Make-out music - the director's tool. It's about providing rhythm if your partner is challenged. It's about driving the desired make-out flavour: Aggressive, romantic, sentimental, sexy, fun. Contrived maybe, but very effective. In any case, I too loved Portishead in the nineties. Interestingly enough, today I tend to find the music distracting. Although if Miles Davies were to suddenly appear (appropriate lighting et. al.)in the walk-in closet playing a selection of his 1960's best... note: Comment:

Vanda McLelland
Ottawa, Ontario, Canada

I can clearly remember the very first time I heard Lovage-Music To Make Love To Your Old Lady By. Despite the overtly obvious name, this is definitely an album to add to your getting' it on collection. Comprised of Mike Patton, Jennifer Charles and Kid Koala (with other appearances) Lovage puts out a seductive, sensual and romantic album. If you haven't heard it already, pick up some champagne, strawberries and a copy today. You won't be disappointed......

Jolene Anderson
Saskatoon, Saskatchewan

Loved reading this round table. The more things you can get George to sit in on the better. There's something about his reporting that I find very insightful.
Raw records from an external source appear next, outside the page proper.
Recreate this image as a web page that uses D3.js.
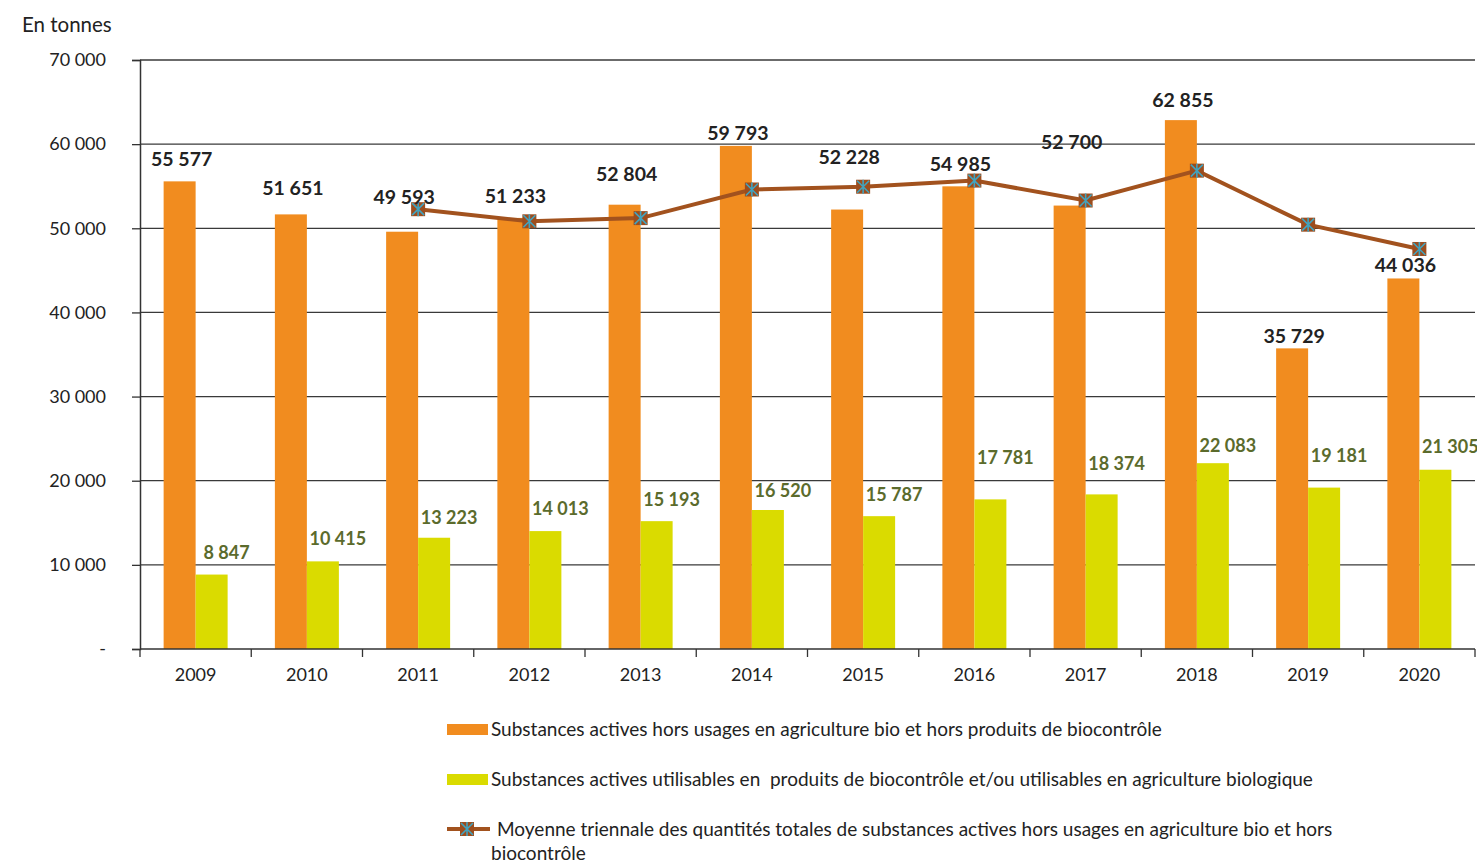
<!DOCTYPE html>
<html>
<head>
<meta charset="utf-8">
<style>
  body { margin: 0; background: #fff; }
  text { font-family: Lato, "Open Sans", sans-serif; white-space: pre; }
</style>
</head>
<body>
<script src="https://d3js.org/d3.v7.min.js"></script>
<script>
  // data
  var years = ['2009', '2010', '2011', '2012', '2013', '2014', '2015', '2016', '2017', '2018', '2019', '2020'];
  var horsBio = [55577, 51651, 49593, 51233, 52804, 59793, 52228, 54985, 52700, 62855, 35729, 44036];
  var biocontrole = [8847, 10415, 13223, 14013, 15193, 16520, 15787, 17781, 18374, 22083, 19181, 21305];
  var moyenneYears = ['2011', '2012', '2013', '2014', '2015', '2016', '2017', '2018', '2019', '2020'];
  var moyenne = [52270, 50830, 51210, 54610, 54940, 55670, 53300, 56850, 50430, 47540];
  var yTicks = [0, 10000, 20000, 30000, 40000, 50000, 60000, 70000];
  var legendLabels = [
    'Substances actives hors usages en agriculture bio et hors produits de biocontrôle',
    'Substances actives utilisables en  produits de biocontrôle et/ou utilisables en agriculture biologique',
    'Moyenne triennale des quantités totales de substances actives hors usages en agriculture bio et hors',
    'biocontrôle'
  ];

  // label lifts above bar tops (px), as placed in the original
  var orangeLift = [22, 26, 35, 22, 31, 13, 52, 22, 63, 20, 12, 13];
  var yellowLift = [22, 23, 20, 22, 21, 19, 21, 42, 31, 17, 32, 23];

  var W = 1477, H = 863;
  var colors = { orange: '#f18c1f', yellow: '#dadb00', line: '#a2521e', marker: '#9c4d1e', star: '#41a3bf' };
  var fmt = function(v) { return d3.format(',')(v).replace(/,/g, ' '); };

  var svg = d3.select('body').append('svg')
    .attr('width', W)
    .attr('height', H);

  var x = d3.scaleBand().domain(years).range([140, 1475]);
  var y = d3.scaleLinear().domain([0, 70000]).range([649, 60]);
  var barW = 32;

  // gridlines
  svg.append('g').selectAll('line')
    .data(yTicks.slice(1))
    .join('line')
      .attr('x1', 140).attr('x2', 1475)
      .attr('y1', d => y(d)).attr('y2', d => y(d))
      .attr('stroke', '#3a3a3a').attr('stroke-width', 1.3);

  // bars
  var g = svg.append('g');
  g.selectAll('.o').data(years).join('rect')
    .attr('x', d => x(d) + x.bandwidth() / 2 - barW)
    .attr('y', (d, i) => y(horsBio[i]))
    .attr('width', barW)
    .attr('height', (d, i) => y(0) - y(horsBio[i]))
    .attr('fill', colors.orange);
  g.selectAll('.yb').data(years).join('rect')
    .attr('x', d => x(d) + x.bandwidth() / 2)
    .attr('y', (d, i) => y(biocontrole[i]))
    .attr('width', barW)
    .attr('height', (d, i) => y(0) - y(biocontrole[i]))
    .attr('fill', colors.yellow);

  // axes
  var yAxis = svg.append('g')
    .attr('transform', 'translate(140,0)')
    .call(d3.axisLeft(y).tickValues(yTicks).tickSize(8).tickPadding(26)
      .tickFormat(d => d === 0 ? '-' : fmt(d)));
  yAxis.select('.domain').attr('stroke', '#333').attr('stroke-width', 1.5);
  yAxis.selectAll('.tick line').attr('stroke', '#333').attr('stroke-width', 1.3);
  yAxis.selectAll('text').attr('font-size', 18).attr('fill', '#222');

  svg.append('line')
    .attr('x1', 140).attr('x2', 1475)
    .attr('y1', y(0)).attr('y2', y(0))
    .attr('stroke', '#333').attr('stroke-width', 1.5);
  svg.append('g').selectAll('line')
    .data(years.concat(['end']))
    .join('line')
      .attr('x1', (d, i) => 140 + i * x.step())
      .attr('x2', (d, i) => 140 + i * x.step())
      .attr('y1', y(0)).attr('y2', y(0) + 8)
      .attr('stroke', '#333').attr('stroke-width', 1.3);
  svg.append('g').selectAll('text')
    .data(years)
    .join('text')
      .attr('x', d => x(d) + x.bandwidth() / 2)
      .attr('y', 681)
      .attr('text-anchor', 'middle')
      .attr('font-size', 18).attr('fill', '#222')
      .text(d => d);

  svg.append('text')
    .attr('x', 22).attr('y', 32)
    .attr('font-size', 20.5).attr('fill', '#222')
    .text('En tonnes');

  // line
  var line = d3.line()
    .x((d, i) => x(moyenneYears[i]) + x.bandwidth() / 2)
    .y(d => y(d));
  svg.append('path')
    .attr('d', line(moyenne))
    .attr('fill', 'none')
    .attr('stroke', colors.line)
    .attr('stroke-width', 4);

  function marker(sel) {
    sel.append('rect').attr('x', -7).attr('y', -7).attr('width', 14).attr('height', 14).attr('fill', colors.marker);
    sel.append('path').attr('d', 'M-6,-6L6,6M-6,6L6,-6M0,-7L0,7')
      .attr('stroke', colors.star).attr('stroke-width', 1.6);
  }
  svg.append('g').selectAll('g')
    .data(moyenne)
    .join('g')
      .attr('transform', (d, i) => `translate(${x(moyenneYears[i]) + x.bandwidth() / 2},${y(d)})`)
      .each(function() { marker(d3.select(this)); });

  // value labels
  svg.append('g').selectAll('text')
    .data(horsBio)
    .join('text')
      .attr('x', (d, i) => x(years[i]) + x.bandwidth() / 2 - barW / 2 + 2)
      .attr('y', (d, i) => y(d) - orangeLift[i])
      .attr('dy', '0.35em')
      .attr('text-anchor', 'middle')
      .attr('font-size', 19.5).attr('font-weight', 'bold').attr('fill', '#222')
      .text(d => fmt(d));
  svg.append('g').selectAll('text')
    .data(biocontrole)
    .join('text')
      .attr('x', (d, i) => x(years[i]) + x.bandwidth() / 2 + barW / 2 + 15)
      .attr('y', (d, i) => y(d) - yellowLift[i])
      .attr('dy', '0.35em')
      .attr('text-anchor', 'middle')
      .attr('font-size', 18).attr('font-weight', 'bold').attr('fill', '#5b6b2c')
      .text(d => fmt(d));

  // legend
  var leg = svg.append('g');
  leg.append('rect').attr('x', 447).attr('y', 724).attr('width', 41).attr('height', 11).attr('fill', colors.orange);
  leg.append('rect').attr('x', 447).attr('y', 774).attr('width', 41).attr('height', 11).attr('fill', colors.yellow);
  leg.append('line').attr('x1', 447).attr('x2', 490).attr('y1', 829).attr('y2', 829)
    .attr('stroke', colors.line).attr('stroke-width', 4);
  marker(leg.append('g').attr('transform', 'translate(467,829)'));
  leg.selectAll('text')
    .data(legendLabels)
    .join('text')
      .attr('x', (d, i) => i === 2 ? 497 : 491)
      .attr('y', (d, i) => [729, 779, 829, 853][i])
      .attr('dy', '0.35em')
      .attr('font-size', 19).attr('fill', '#222')
      .text(d => d);
</script>
</body>
</html>
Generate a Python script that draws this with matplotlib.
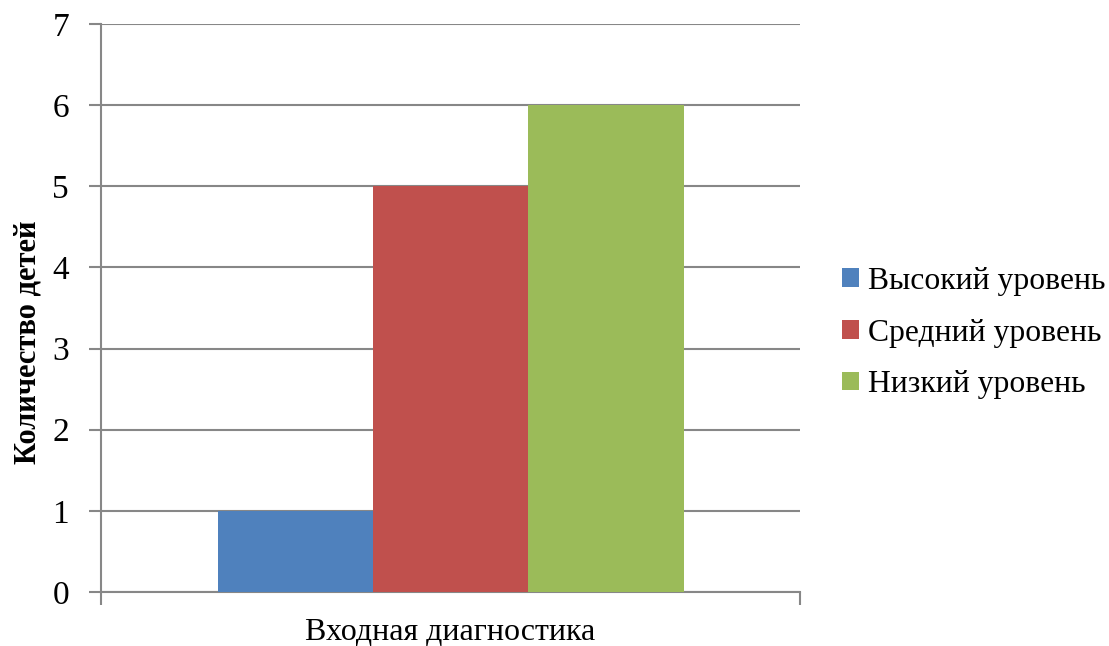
import matplotlib
matplotlib.use("Agg")
import matplotlib.pyplot as plt
from matplotlib.patches import Patch

categories = ["Входная диагностика"]
series_names = ["Высокий уровень", "Средний уровень", "Низкий уровень"]
series_values = [[1], [5], [6]]
colors = ["#4F81BD", "#C0504D", "#9BBB59"]
yticks = [0, 1, 2, 3, 4, 5, 6, 7]

plt.rcParams['font.family'] = ['Liberation Serif', 'DejaVu Serif']

fig = plt.figure(figsize=(11.09, 6.46), dpi=100)
ax = fig.add_axes([0.0911, 0.0836, 0.7214 - 0.0911, 0.9628 - 0.0836])

grid_c = "#878787"
w = 2 / 9
for i, (name, vals, c) in enumerate(zip(series_names, series_values, colors)):
    xs = [j + (i - 1) * w for j in range(len(categories))]
    ax.bar(xs, vals, width=w, color=c, label=name, zorder=3)

ax.set_xlim(-0.5, len(categories) - 0.5)
ax.set_ylim(0, 7)
ax.set_yticks(yticks)
ax.set_yticklabels([str(t) for t in yticks], fontsize=24)
ax.yaxis.grid(True, color=grid_c, linewidth=1.5, zorder=0)
ax.set_axisbelow(True)

ax.set_xticks([-0.5, 0.5])
ax.set_xticklabels([])
ax.tick_params(axis='x', length=9, width=1.5, color=grid_c)
ax.tick_params(axis='y', length=9, width=1.5, color=grid_c, pad=14)
ax.text(0, -0.046, categories[0], transform=ax.get_xaxis_transform(),
        ha='center', va='top', fontsize=23)

for s in ['top', 'right']:
    ax.spines[s].set_visible(False)
for s in ['left', 'bottom']:
    ax.spines[s].set_color(grid_c)
    ax.spines[s].set_linewidth(1.5)

fig.text(28 / 1109, 1 - 342 / 646, "Количество детей", rotation=90,
         ha='center', va='center', fontsize=22, fontweight='bold')

handles = [Patch(facecolor=c, label=n) for n, c in zip(series_names, colors)]
fig.legend(handles=handles, loc='center left', bbox_to_anchor=(842 / 1109, 1 - 333 / 646),
           frameon=False, fontsize=22.8, handlelength=0.53, handleheight=0.53,
           handletextpad=0.3, labelspacing=0.72, borderaxespad=0, borderpad=0)

fig.savefig("out.png", dpi=100)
However I am disappointed that there was no mention of "The philosopher kings" when there was talk of Canadian bands. Especially their album "Famous, Rich and Beautiful." I can think of two tracks that I wish would have been mentioned. Namely "New Messiah" and of course "You don't love me like you used to"

Scott
Beauval, Saskatchewan

Most of the members of this round table are my age and I can't believe they failed to mention Enigma as a make-out session staple!! In my early 20's I was living in a trendy of apartment building with paper-thin walls and we always knew what was going on when we'd hear enigma echoing through the halls. Even now I can't hear Sadness or The Cross of Changes without having a smirk appear across my face!!